Transition was Herro’s second-most common play type at Kentucky, accounting for just over a quarter of his total possessions. He scored 1.27 points per possession on those plays, with an effective field-goal percentage of 65.0 on 103 shots which roughly translates to film as Captain Kaneda’s final scene in Sunshine. Those numbers also translated to Summer League almost immediately. Both off the catch…

And off the dribble.

These are fairly simple plays against defenses that have had about three days to prepare, so Herro getting open here shouldn’t blow your mind. Yet it still matters that he was open. After the draft we invoked the name of Ray Allen for reference, not comparison, due to the fact that Allen spent an entire career getting open in ways no defense should have ever allowed but there he always was, stepping into space in the open floor and making the opposing coach call timeout. Herro has a similar knack, one that we’ll probably appreciate better over time rather than in any single highlight.

“That’s kind of a talent you have,” Glass said. “He can find those open spaces. He knows where to get the ball. We’re not teaching him that.
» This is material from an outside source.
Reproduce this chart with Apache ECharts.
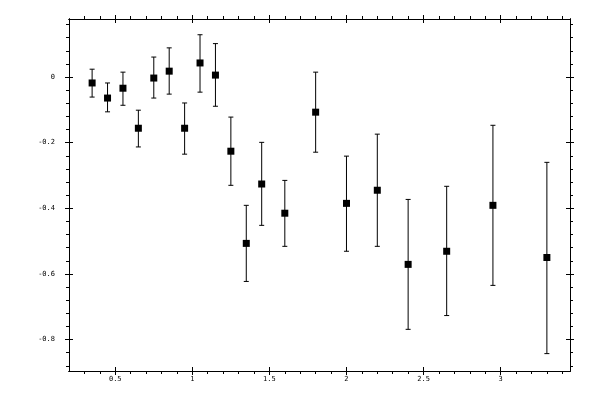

That’s something that he came in with.”

Creating for himself in the half-court, Herro looked most comfortable getting to his pull-up, attempting a number of step-backs and this one side-step which, while a miss, helps to illustrate how much space he can create and still rise up on balance.

“Actually that’s where I shoot my best,” Herro said, referencing his off-the-dribble game.

Again, Herro’s college numbers back this up, where he shot 44.5 percent on all dribble jumpers. But wait, is he saying he’s actually better on what are typically more difficult shots?

“Right now, I’m just working on shooting off the catch.”

It appears so. Which, sure. But also…

Not bad if that’s a work-in-progress.

We’ll keep this relatively brief. There will be more to dive into as Summer League rolls into training camp and preseason and, eventually, real games. For now, the important thing is that Herro looks as advertised.

There’s work to do, as with any 19-year old, but living up to your own standards in a debut outing is nothing to take for granted.